Sally Beamish – Viola Concerto No. 2 (2001)

Sally Beamish

Sally Beamish


Sally Beamish: Viola Concerto No. 2, “The Seafarer” (Tabea Zimmermann, viola; Swedish Chamber Orchestra; Ola Rudner, cond.)

Sally Beamish was born in 1956 in London. She studied music at the Royal Northern College of Music and the Hochschule für Musik Detmold.

In addition to studying composition, she became a professional violist, playing in the string sextet the Raphael Ensemble, so the viola has always been close to her heart.

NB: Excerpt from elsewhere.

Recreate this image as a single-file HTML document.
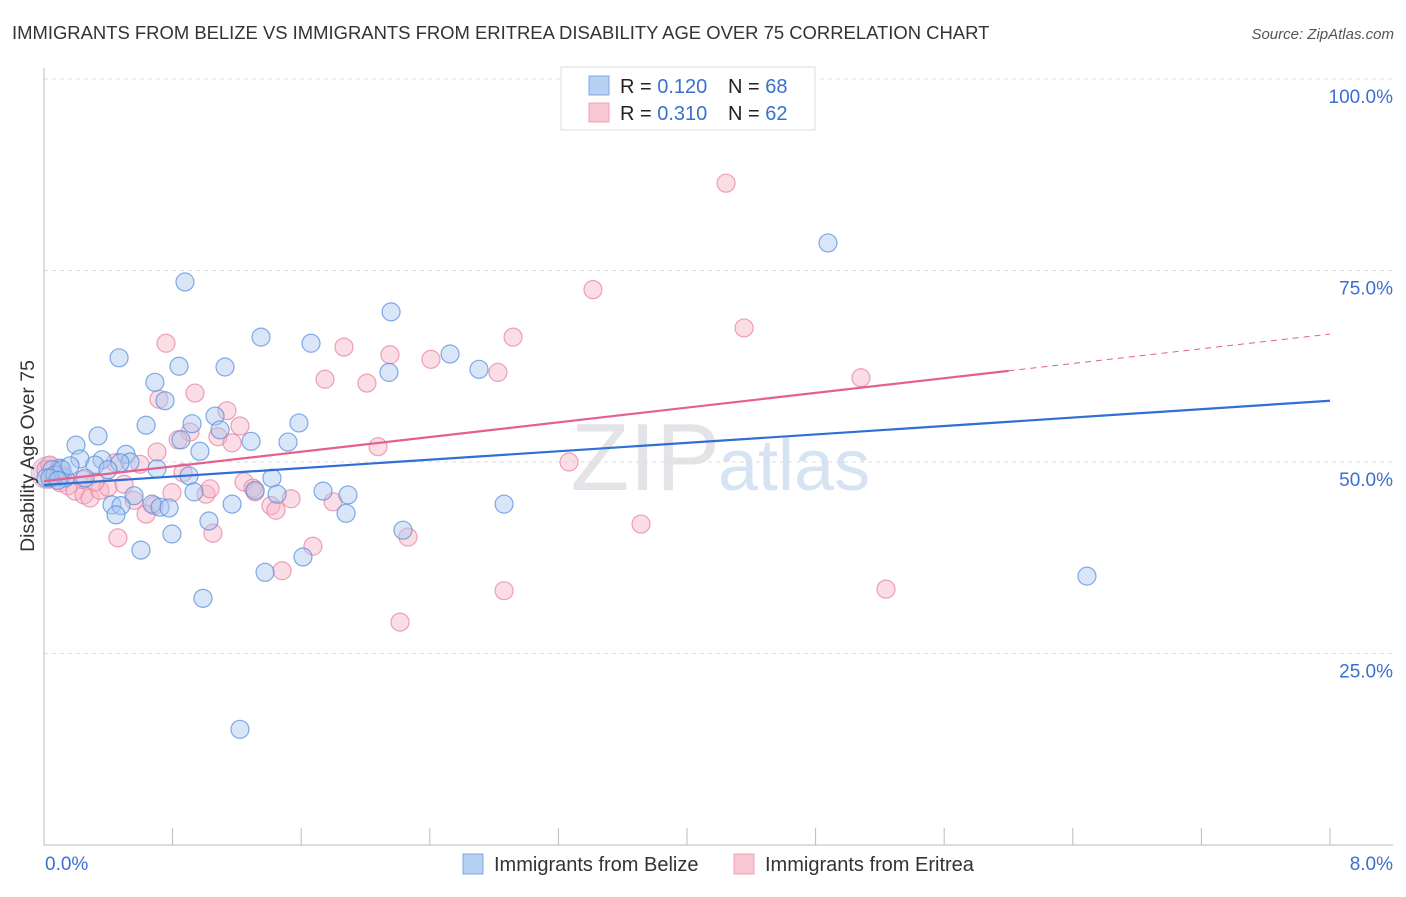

She has written two viola concertos. Her second is nicknamed “The Seafarer” and is based on a ninth-century Anglo-Saxon poem.

She wrote:

I first came across the 9th century Anglo-Saxon poem The Seafarer, when artist Jila Peacock sent me a new translation by Charles Harrison Wallace, whose Scottish and Swedish ancestry has led to a very Nordic take on the poem, using words which resonate in both Scandinavian/North Scottish languages, and reflecting a Nordic view of life’s journey, using the metaphor of a sea voyage that comes to rest in ‘Heaven’s haven’. I was struck by its vivid imagery and wrote a short piece for solo violin inspired by the text.

In 2000, I was asked by the ‘Summer on the Peninsula’ Festival to make a setting of the poem for narrator and piano trio with Jila’s Seafarer prints projected as part of the work, and in so doing, I began to hear more orchestral textures and to want to explore the material further. The Viola Concerto is the third part in my ‘Seafarer’ Trilogy and is in three movements.

The first suggests wave shapes, seabirds, and ideas of conflict and exploration.

Conclusion

Taken together, these seven works demonstrate how the viola has been championed by incredible women composers over the past seventy years.